Pandémie et justice administrative : la base se rebiffe
Nous avons vu que jusqu’à présent le Conseil d’État avait rejeté les différentes requêtes en référé libertés qui lui ont été soumises. Chacune d’entre elles sollicitait que la haute juridiction enjoigne au gouvernement de prendre un certain nombre de mesures destinées à combattre l’épidémie de Covid19.
Nous avons publié dans ces colonnes l’une d’entre elle en invitant les citoyens intéressés à la reproduire et à en saisir le Conseil d’État. Elles devraient être examinées dans les prochains jours. Chose inhabituelle, le Conseil a désigné un « rapporteur » probablement dans le but de s’informer auprès du gouvernement de l’exactitude et de la réalité des décisions prises par celui-ci.
Le tribunal administratif de Guadeloupe vient de rendre une ordonnance en matière de référé liberté, où il a pris la position inverse de celle adoptée jusqu’à présent par le Conseil d’État. En effet le tribunal a donné injonctions au CHU et à l’ARS de la Guadeloupe : « de passer commande des doses nécessaires au traitement de l’épidémie de Covid19 par l’hydroxychloroquine et l’Azithromicine comme défini par l’IHU Méditerranée infection et de tests de dépistage du Covid19, le tout en nombre suffisant pour couvrir les besoins présents et à venir de la population de l’archipel guadeloupéen et dans le cadre défini par le décret n°2020-314 du 25 mars 2020. »

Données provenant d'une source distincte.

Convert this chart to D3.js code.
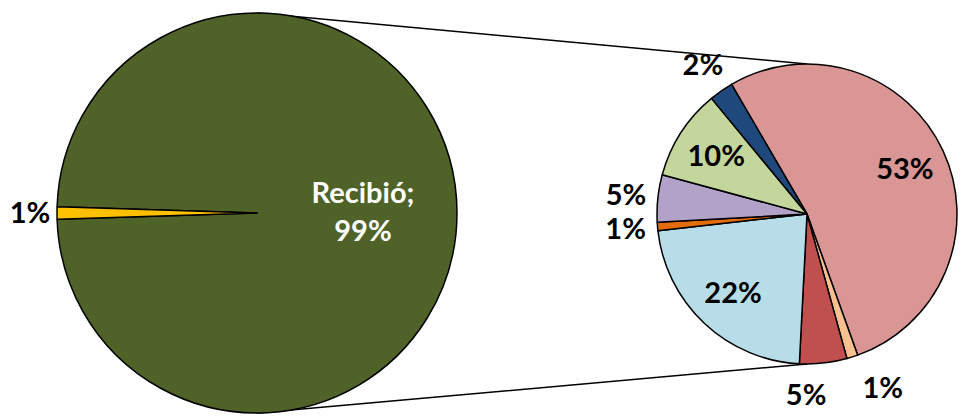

La procédure a été intentée par le syndicat Union Général des Travailleurs de Guadeloupe (UGTG) compte tenu des conditions particulièrement dramatiques que connaît ce département d’outre-mer.
Nous publierons demain un commentaire complet de cette décision jurisprudentielle mais on peut faire d’ores et déjà deux observations :
• le tribunal administratif se place dans le contexte juridique instauré par le gouvernement (dont l’appréciation relève du conseil d’État) mais en utilisant la notion de « principe de précaution » il enjoint les autorités locales de santé de prendre les mesures afin de préserver autant que faire se peut la santé des habitants du département. C’est-à-dire que constatant l’abstention de ces autorités sanitaires à prendre des mesures nécessitées par la situation, il leur a ordonné de le faire. La décision étant immédiatement exécutoire.
• Quant à l’application du « principe de précaution » à l’espèce, le tribunal a procédé à une utilisation « positive » de celui-ci. De façon très schématique, principe de précaution s’applique plutôt à des situations où il convient de s’abstenir de prendre des mesures qui seraient de nature à présenter des risques par la suite. Concernant en particulier le traitement préconisé par le professeur Raoult, la juridiction a procédé à une évaluation des risques. En effet concernant les effets de ce médicament, trois conséquences sont possibles. Tout d’abord soit le médicament est efficace et auquel cas le bénéfice est évident. Soit il n’est pas efficace et auquel cas vu son très faible coût cela n’aurait pas d’importance. Soit il peut mettre en danger les patients, auquel cas il appartient au corps médical qui connaît parfaitement et depuis longtemps les contre-indications de ces médicaments de ne pas l’utiliser. Puisqu’il paraît que nous sommes « en guerre » on se permettra une comparaison militaire rapide. Les légions romaines en campagne construisaient tous les soirs un fort chargé de protéger leur bivouac contre les attaques nocturnes.
Ces enceintes fortifiées n’ont servi qu’une fois sur mille…Mais la sécurité était à ce prix.